BERLIN, June 29 (Xinhua) -- The federal parliament in Germany granted its approval to the final tranche of Eurozone bailout funds for Greece on Friday.
A large majority of 410 delegates supported a corresponding request by the Ministry of Finance, an outcome which was necessary for Berlin to commit to a landmark deal which was recently agreed between Athens and its international creditors. Two hundred and twenty-six parliamentarians voted against the motion while seven abstained.
"We have given a sign of European solidarity", Finance Minister Olaf Scholz (SPD) commented on the development, highlighting that Greece was already "on a good path" to economic recovery again and would hence be able to successfully complete its third bailout program in August.
Greece has been promised a final transfer of additional credit worth 15 billion euros (17.5 billion U.S. dollars) to bolster its household finances and has agreed to continue with its ongoing budgetary consolidation efforts and structural reforms in exchange. Additionally, Athens' debt repayment moratorium has been pushed back for a further ten years in order to give the Southern European country more breathing space when it returns to international capital markets.
Achim Post, deputy parliamentary faction leader for the German Social Democrats (SPD), argued that the steps taken by Eurozone members together to resolve the Greek sovereign debt crisis showed that Europe was still capable of speaking with one voice and acting decisively. "We have taken a big step forward", Post said.

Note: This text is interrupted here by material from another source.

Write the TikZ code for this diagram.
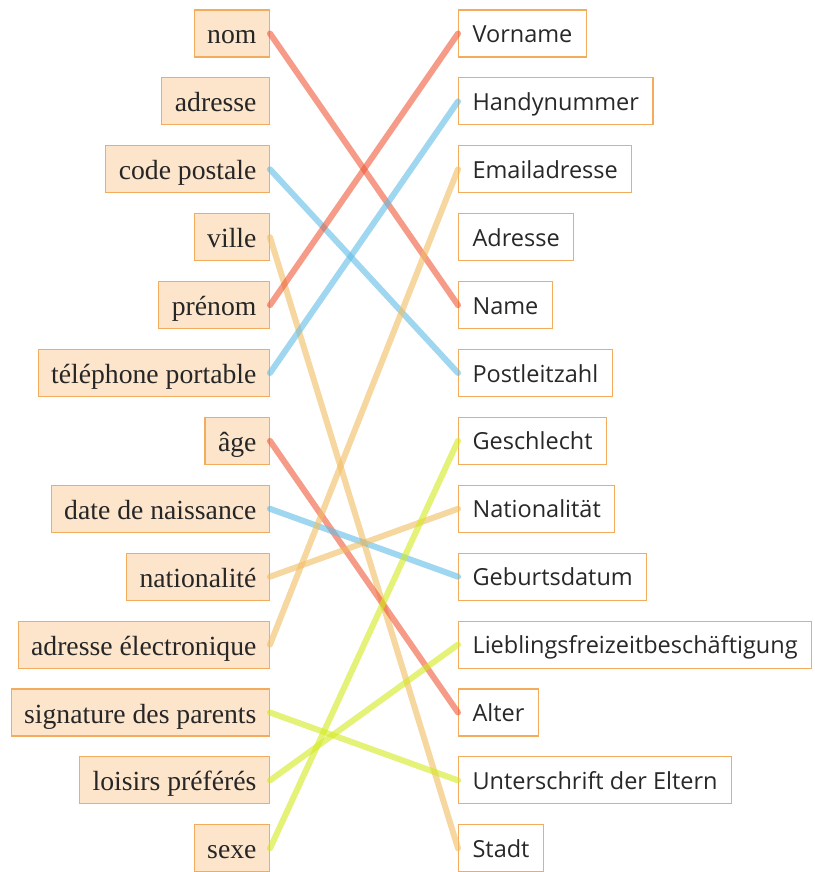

By contrast, Peter Boehringer, budgetary spokesperson for the Alternative for Germany (AfD) criticized that the financial aid offered to Greece could not be economically justified. Boehringer described the bailout efforts as a "multi-billion-euro gift" which would merely delay Greek insolvency to the detriment of taxpayers.
Official figures published by the federal government show that Germany has so far netted a healthy profit on its emergency loans to Greece. Since 2010, Berlin achieved a return of 2.9 billion euros on funds transferred under the Eurozone bailout program.